Tiny Gardens

I went for a walk in our woods yesterday. The clouds swept across the hill just before I left, darkening the sky and threatening rain. The woods were dim and damp. Mushrooms abounded. A white fungus or mold blotched the trail in spots. Branches and twigs littered the path, suggesting that no one had been walking these woods since before Irene.

Reaching the Scenic Overlook I was amazed, as I always am, by the stark beauty of the rocks and mosses, lichens and stunted oaks. Who knew there were so many distinct shades of gray, green, and brown? And the plants and lichens grow in what always strike me as tiny gardens. It’s almost impossible to capture that idea in a photograph, but I will try to show you.

Here is one of the tiny gardens shown from ground level. The stone-hugging lichen is the lowest level of growth. Next is a vibrant green turfy moss. Behind it grows a taller, bushy moss. Sometimes the bushy moss mixes with a scraggly lichen, like so.

And behind the bushy moss, grows the “tree” of this tiny garden, a red-tinged grass.

I have always thought that the story of the Garden of Eden contains an important kernel of truth about the human race. We are at heart gardeners. We cannot help but want to shape our environment.
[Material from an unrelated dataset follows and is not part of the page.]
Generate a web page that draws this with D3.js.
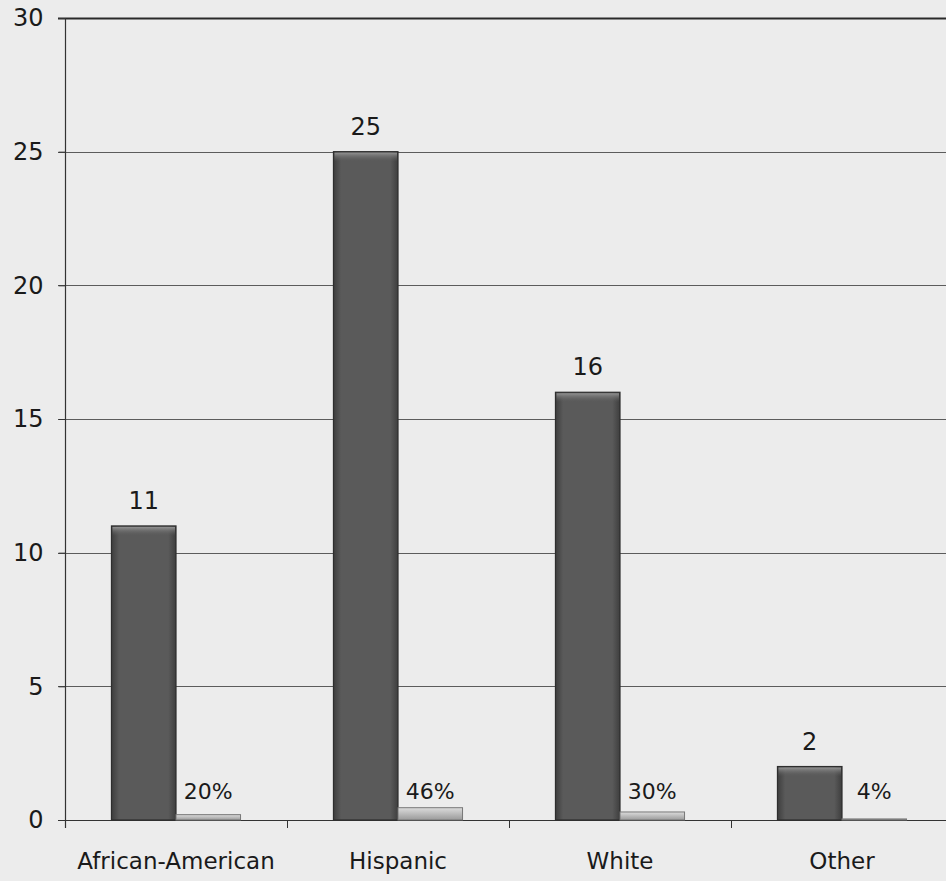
<!DOCTYPE html>
<html>
<head>
<meta charset="utf-8">
<script src="https://cdn.jsdelivr.net/npm/d3@7"></script>
<style>
html,body{margin:0;padding:0;background:#ececec;}
svg{display:block;}
text{font-family:"DejaVu Sans",sans-serif;fill:#1a1a1a;}
</style>
</head>
<body>
<svg id="chart" width="946" height="881"></svg>
<script>
const categories = ["African-American", "Hispanic", "White", "Other"];
const counts = [11, 25, 16, 2];
const percents = [20, 46, 30, 4];
const yTicks = [0, 5, 10, 15, 20, 25, 30];

const W = 946, H = 881;
const M = {left: 65, top: 18, bottom: 61};
const plotRight = 953;
const svg = d3.select("#chart");

svg.append("rect").attr("width", W).attr("height", H).attr("fill", "#ececec");

const y = d3.scaleLinear().domain([0, 30]).range([H - M.bottom, M.top]);
const x = d3.scaleBand().domain(categories).range([M.left, plotRight]).padding(0);
const x1 = d3.scaleBand().domain(["count", "pct"]).range([0, x.bandwidth()]).paddingInner(0).paddingOuter(0.72);

const defs = svg.append("defs");
const gH = defs.append("linearGradient").attr("id", "gh").attr("x1", 0).attr("x2", 1).attr("y1", 0).attr("y2", 0);
gH.append("stop").attr("offset", "0%").attr("stop-color", "#3e3e3e");
gH.append("stop").attr("offset", "12%").attr("stop-color", "#5a5a5a");
gH.append("stop").attr("offset", "88%").attr("stop-color", "#5a5a5a");
gH.append("stop").attr("offset", "100%").attr("stop-color", "#3e3e3e");
const gV = defs.append("linearGradient").attr("id", "gv").attr("x1", 0).attr("x2", 0).attr("y1", 0).attr("y2", 1);
gV.append("stop").attr("offset", "0%").attr("stop-color", "#929292");
gV.append("stop").attr("offset", "100%").attr("stop-color", "#5a5a5a").attr("stop-opacity", 0);
const gL = defs.append("linearGradient").attr("id", "gl").attr("x1", 0).attr("x2", 0).attr("y1", 0).attr("y2", 1);
gL.append("stop").attr("offset", "0%").attr("stop-color", "#dcdcdc");
gL.append("stop").attr("offset", "100%").attr("stop-color", "#9a9a9a");

// gridlines
svg.append("g").selectAll("line").data(yTicks.filter(t => t > 0)).join("line")
  .attr("x1", M.left - 7).attr("x2", W)
  .attr("y1", d => Math.round(y(d)) + 0.5).attr("y2", d => Math.round(y(d)) + 0.5)
  .attr("stroke", d => d === 30 ? "#2a2a2a" : "#5c5c5c")
  .attr("stroke-width", d => d === 30 ? 2 : 1);

// y axis
const yAxis = d3.axisLeft(y).tickValues(yTicks).tickSize(7).tickPadding(15).tickFormat(d3.format("d"));
const gy = svg.append("g").attr("transform", `translate(${M.left + 0.5},0)`).call(yAxis);
gy.select(".domain").remove();
gy.selectAll(".tick line").attr("stroke", "#333");
gy.selectAll(".tick text").attr("font-size", 24).attr("font-family", "DejaVu Sans, sans-serif").attr("fill", "#1a1a1a");
svg.append("line").attr("x1", M.left + 0.5).attr("x2", M.left + 0.5)
  .attr("y1", M.top).attr("y2", y(0) + 8).attr("stroke", "#333").attr("stroke-width", 1.2);

// x axis
const xAxis = d3.axisBottom(x).tickSize(0).tickPadding(32);
const gx = svg.append("g").attr("transform", `translate(0,${Math.round(y(0)) + 0.5})`).call(xAxis);
gx.select(".domain").remove();
gx.selectAll(".tick text").attr("font-size", 23).attr("font-family", "DejaVu Sans, sans-serif").attr("fill", "#1a1a1a");
svg.append("line").attr("x1", M.left - 7).attr("x2", W)
  .attr("y1", Math.round(y(0)) + 0.5).attr("y2", Math.round(y(0)) + 0.5)
  .attr("stroke", "#333").attr("stroke-width", 1.2);
// category boundary ticks
svg.append("g").selectAll("line").data(categories.slice(1)).join("line")
  .attr("x1", d => Math.round(x(d)) + 0.5).attr("x2", d => Math.round(x(d)) + 0.5)
  .attr("y1", y(0)).attr("y2", y(0) + 8).attr("stroke", "#333");

const data = categories.map((c, i) => ({c, count: counts[i], pct: percents[i]}));

// count bars
const cb = svg.append("g").selectAll("g").data(data).join("g");
cb.append("rect")
  .attr("x", d => x(d.c) + x1("count")).attr("width", x1.bandwidth())
  .attr("y", d => y(d.count)).attr("height", d => y(0) - y(d.count))
  .attr("fill", "url(#gh)").attr("stroke", "#2e2e2e").attr("stroke-width", 1.2);
cb.append("rect")
  .attr("x", d => x(d.c) + x1("count") + 1).attr("width", x1.bandwidth() - 2)
  .attr("y", d => y(d.count) + 1).attr("height", 9)
  .attr("fill", "url(#gv)");
cb.append("text")
  .attr("x", d => x(d.c) + x1("count") + x1.bandwidth() / 2)
  .attr("y", d => y(d.count) - 17)
  .attr("text-anchor", "middle").attr("font-size", 24)
  .text(d => d.count);

// percent bars
const pb = svg.append("g").selectAll("g").data(data).join("g");
pb.append("rect")
  .attr("x", d => x(d.c) + x1("pct")).attr("width", x1.bandwidth())
  .attr("y", d => y(d.pct / 100)).attr("height", d => Math.max(1, y(0) - y(d.pct / 100)))
  .attr("fill", "url(#gl)").attr("stroke", "#777").attr("stroke-width", 1);
pb.append("text")
  .attr("x", d => x(d.c) + x1("pct") + x1.bandwidth() / 2)
  .attr("y", d => y(0) - 21)
  .attr("text-anchor", "middle").attr("font-size", 22)
  .text(d => d.pct + "%");
</script>
</body>
</html>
Since there are things growing in our environment, we want to control them, to best arrange them to suit our needs and desires of the moment.
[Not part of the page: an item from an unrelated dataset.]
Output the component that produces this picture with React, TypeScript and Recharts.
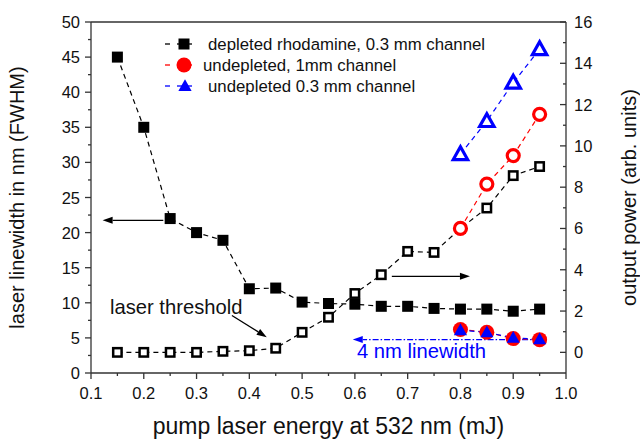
import React from "react";
import {
  ComposedChart,
  Line,
  XAxis,
  YAxis,
  ReferenceLine,
  ReferenceDot,
  Legend,
} from "recharts";

// pump energy (mJ)
const energy = [0.15, 0.2, 0.25, 0.3, 0.35, 0.4, 0.45, 0.5, 0.55, 0.6, 0.65, 0.7, 0.75, 0.8, 0.85, 0.9, 0.95];
// depleted rhodamine, 0.3 mm channel
const linewidthDepleted = [45, 35, 22, 20, 18.9, 12, 12.1, 10.1, 9.9, 9.8, 9.5, 9.5, 9.2, 9.1, 9.1, 8.8, 9.1];
const powerDepleted = [0, 0, 0, 0, 0.05, 0.08, 0.2, 0.97, 1.7, 2.85, 3.76, 4.89, 4.84, 6.0, 6.99, 8.56, 9.0];

// undepleted measurements start at 0.8 mJ
const energyHigh = [0.8, 0.85, 0.9, 0.95];
const linewidth1mm = [6.2, 5.8, 4.9, 4.75];
const power1mm = [6.0, 8.15, 9.53, 11.53];
const linewidth03mm = [6.1, 5.8, 5.0, 4.8];
const power03mm = [9.6, 11.2, 13.06, 14.68];

const xTicks = [0.1, 0.15, 0.2, 0.25, 0.3, 0.35, 0.4, 0.45, 0.5, 0.55, 0.6, 0.65, 0.7, 0.75, 0.8, 0.85, 0.9, 0.95, 1.0];
const leftTicks = [0, 2.5, 5, 7.5, 10, 12.5, 15, 17.5, 20, 22.5, 25, 27.5, 30, 32.5, 35, 37.5, 40, 42.5, 45, 47.5, 50];
const rightTicks = [0, 1, 2, 3, 4, 5, 6, 7, 8, 9, 10, 11, 12, 13, 14, 15, 16];

const FONT = "'Liberation Sans', Arial, sans-serif";
const AXIS = "#333";
const RED = "#ff0000";
const BLUE = "#0000ff";

const depletedData = energy.map((x, i) => ({ x, lw: linewidthDepleted[i], p: powerDepleted[i] }));
const mm1Data = energyHigh.map((x, i) => ({ x, lw: linewidth1mm[i], p: power1mm[i] }));
const mm03Data = energyHigh.map((x, i) => ({ x, lw: linewidth03mm[i], p: power03mm[i] }));

const isWhole = (v: number, step: number) => Math.abs(v / step - Math.round(v / step)) < 1e-6;

const XTick = ({ x, y, payload }: any) => {
  const major = isWhole(payload.value, 0.1);
  return (
    <g>
      <line x1={x} y1={y} x2={x} y2={y + (major ? 6 : 3)} stroke={AXIS} strokeWidth={1.3} />
      {major && (
        <text x={x} y={y + 20} textAnchor="middle" dominantBaseline="central" fontSize={16.5} fill="#111" fontFamily={FONT}>
          {payload.value.toFixed(1)}
        </text>
      )}
    </g>
  );
};

const LeftTick = ({ x, y, payload }: any) => {
  const major = isWhole(payload.value, 5);
  return (
    <g>
      <line x1={x} y1={y} x2={x - (major ? 6 : 3)} y2={y} stroke={AXIS} strokeWidth={1.3} />
      {major && (
        <text x={x - 11} y={y} textAnchor="end" dominantBaseline="central" fontSize={16.5} fill="#111" fontFamily={FONT}>
          {payload.value}
        </text>
      )}
    </g>
  );
};

const RightTick = ({ x, y, payload }: any) => {
  const major = isWhole(payload.value, 2);
  return (
    <g>
      <line x1={x} y1={y} x2={x - (major ? 6 : 3)} y2={y} stroke={AXIS} strokeWidth={1.3} />
      {major && (
        <text x={x + 8} y={y} textAnchor="start" dominantBaseline="central" fontSize={16.5} fill="#111" fontFamily={FONT}>
          {payload.value}
        </text>
      )}
    </g>
  );
};

// markers
const filledSquare = (p: any) =>
  p.cx == null ? null : <rect key={`fs${p.index}`} x={p.cx - 5.5} y={p.cy - 5.5} width={11} height={11} fill="#000" />;
const openSquare = (p: any) =>
  p.cx == null ? null : (
    <rect key={`os${p.index}`} x={p.cx - 4.2} y={p.cy - 4.2} width={8.4} height={8.4} fill="#fff" stroke="#000" strokeWidth={2.5} />
  );
const filledCircle = (p: any) =>
  p.cx == null ? null : <circle key={`fc${p.index}`} cx={p.cx} cy={p.cy} r={7.5} fill={RED} />;
const openCircle = (p: any) =>
  p.cx == null ? null : <circle key={`oc${p.index}`} cx={p.cx} cy={p.cy} r={6} fill="#fff" stroke={RED} strokeWidth={3.2} />;
const triPoints = (cx: number, cy: number, s: number) =>
  `${cx},${cy - s * 0.62} ${cx + s * 0.6},${cy + s * 0.45} ${cx - s * 0.6},${cy + s * 0.45}`;
const filledTriangle = (p: any) =>
  p.cx == null ? null : <polygon key={`ft${p.index}`} points={triPoints(p.cx, p.cy, 11)} fill={BLUE} />;
const openTriangle = (p: any) =>
  p.cx == null ? null : (
    <polygon key={`ot${p.index}`} points={triPoints(p.cx, p.cy, 12)} fill="#fff" stroke={BLUE} strokeWidth={3.2} strokeLinejoin="miter" />
  );

// arrow drawn along a ReferenceLine segment, head at the second point
const arrow = (color: string, dash?: string) => (props: any) => {
  const { x1, y1, x2, y2 } = props;
  const a = Math.atan2(y2 - y1, x2 - x1);
  const L = 10;
  const W = 3.5;
  const bx = x2 - L * Math.cos(a);
  const by = y2 - L * Math.sin(a);
  const pts = `${x2},${y2} ${bx + W * Math.sin(a)},${by - W * Math.cos(a)} ${bx - W * Math.sin(a)},${by + W * Math.cos(a)}`;
  return (
    <g>
      <line x1={x1} y1={y1} x2={bx} y2={by} stroke={color} strokeWidth={1.3} strokeDasharray={dash} />
      <polygon points={pts} fill={color} />
    </g>
  );
};

const textShape = (label: string, color: string) => (props: any) => (
  <text x={props.cx} y={props.cy} dominantBaseline="central" fontSize={20.2} fill={color} fontFamily={FONT}>
    {label}
  </text>
);

const LegendBox = () => {
  const rows = [
    { y: 44, tx: 208, label: "depleted rhodamine, 0.3 mm channel", color: "#000", kind: "square" },
    { y: 65, tx: 203, label: "undepleted, 1mm channel", color: RED, kind: "circle" },
    { y: 86, tx: 208, label: "undepleted 0.3 mm channel", color: BLUE, kind: "triangle" },
  ];
  return (
    <svg width={640} height={110} style={{ display: "block" }}>
      {rows.map((r) => (
        <g key={r.label}>
          <line x1={165} y1={r.y} x2={170} y2={r.y} stroke={r.color} strokeWidth={1.3} />
          <line x1={177} y1={r.y} x2={192} y2={r.y} stroke={r.color} strokeWidth={1.3} />
          {r.kind === "square" && <rect x={178.5} y={r.y - 5.5} width={11} height={11} fill="#000" />}
          {r.kind === "circle" && <circle cx={184} cy={r.y} r={7.5} fill={RED} />}
          {r.kind === "triangle" && <polygon points={triPoints(185, r.y, 11)} fill={BLUE} />}
          <text x={r.tx} y={r.y} dominantBaseline="central" fontSize={16.8} fill="#111" fontFamily={FONT}>
            {r.label}
          </text>
        </g>
      ))}
    </svg>
  );
};

export default function App() {
  return (
    <div style={{ position: "absolute", left: 0, top: 0, width: 640, height: 443, background: "#fff" }}>
      <ComposedChart width={640} height={443} margin={{ top: 22, right: 0, bottom: 0, left: 0 }} style={{ fontFamily: FONT }}>
        <XAxis
          dataKey="x"
          type="number"
          domain={[0.1, 1.0]}
          ticks={xTicks}
          interval={0}
          allowDataOverflow
          height={70}
          tickSize={0}
          tickMargin={0}
          tick={<XTick />}
          stroke={AXIS}
          strokeWidth={1.3}
          label={{ value: "pump laser energy at 532 nm (mJ)", position: "insideBottom", offset: 9, fontSize: 23, fill: "#111", fontFamily: FONT }}
        />
        <YAxis
          yAxisId="left"
          type="number"
          domain={[0, 50]}
          ticks={leftTicks}
          interval={0}
          width={91}
          tickSize={0}
          tickMargin={0}
          tick={<LeftTick />}
          stroke={AXIS}
          strokeWidth={1.3}
          label={{ value: "laser linewidth in nm (FWHM)", angle: -90, position: "insideLeft", offset: 17, fontSize: 20, fill: "#111", fontFamily: FONT, style: { textAnchor: "middle" } }}
        />
        <YAxis
          yAxisId="right"
          orientation="right"
          type="number"
          domain={[-1, 16]}
          ticks={rightTicks}
          interval={0}
          width={74}
          tickSize={0}
          tickMargin={0}
          tick={<RightTick />}
          stroke={AXIS}
          strokeWidth={1.3}
          label={{ value: "output power (arb. units)", angle: -90, position: "insideRight", offset: 11, fontSize: 20, fill: "#111", fontFamily: FONT, style: { textAnchor: "middle" } }}
        />
        <ReferenceLine yAxisId="left" y={50} stroke={AXIS} strokeWidth={1.3} />

        <Legend
          layout="vertical"
          align="center"
          verticalAlign="middle"
          content={() => <LegendBox />}
          wrapperStyle={{ left: 0, top: 0, width: 640, height: 110, pointerEvents: "none" }}
        />

        {/* annotations */}
        <ReferenceLine yAxisId="left" segment={[{ x: 0.237, y: 21.75 }, { x: 0.122, y: 21.75 }]} shape={arrow("#000")} />
        <ReferenceLine yAxisId="right" segment={[{ x: 0.67, y: 3.68 }, { x: 0.818, y: 3.68 }]} shape={arrow("#000")} />
        <ReferenceLine yAxisId="left" segment={[{ x: 0.367, y: 8.2 }, { x: 0.433, y: 5.1 }]} shape={arrow("#000")} />
        <ReferenceLine yAxisId="left" segment={[{ x: 0.95, y: 4.76 }, { x: 0.596, y: 4.76 }]} shape={arrow(BLUE, "6 2 1.5 2")} />
        <ReferenceDot yAxisId="left" x={0.136} y={9.4} r={0} shape={textShape("laser threshold", "#111")} />
        <ReferenceDot yAxisId="left" x={0.604} y={3.2} r={0} shape={textShape("4 nm linewidth", BLUE)} />

        {/* depleted rhodamine */}
        <Line data={depletedData} dataKey="lw" yAxisId="left" stroke="#000" strokeWidth={1.2} strokeDasharray="5 4" dot={filledSquare} activeDot={false} isAnimationActive={false} />
        <Line data={depletedData} dataKey="p" yAxisId="right" stroke="#000" strokeWidth={1.2} strokeDasharray="5 4" dot={openSquare} activeDot={false} isAnimationActive={false} />

        {/* undepleted 1 mm */}
        <Line data={mm1Data} dataKey="lw" yAxisId="left" stroke={RED} strokeWidth={1.2} strokeDasharray="5 4" dot={filledCircle} activeDot={false} isAnimationActive={false} />
        <Line data={mm1Data} dataKey="p" yAxisId="right" stroke={RED} strokeWidth={1.2} strokeDasharray="5 4" dot={openCircle} activeDot={false} isAnimationActive={false} />

        {/* undepleted 0.3 mm */}
        <Line data={mm03Data} dataKey="lw" yAxisId="left" stroke={BLUE} strokeWidth={1.2} strokeDasharray="5 4" dot={filledTriangle} activeDot={false} isAnimationActive={false} />
        <Line data={mm03Data} dataKey="p" yAxisId="right" stroke={BLUE} strokeWidth={1.2} strokeDasharray="5 4" dot={openTriangle} activeDot={false} isAnimationActive={false} />
      </ComposedChart>
    </div>
  );
}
As I looked upon this scene, my fingers twitched to pull out the plants that I didn’t like, to remove the dead twigs and other bits of detritus, to bring human order to this random little patch of natural growth. It was partly for the sake of the pictures I was trying to take, but I think too that I saw beauty in its rawest form, and I wanted to bring that beauty out, to make the scene before my eyes match the image in my head.

It amuses me to think about tending this tiny garden, adding little ornaments of polished stone and glass, building miniature benches and creating bordered paths, and maybe even engineering an ornamental pond or two. Don’t put it past me. If I can ever manage regular walks, I might just try it.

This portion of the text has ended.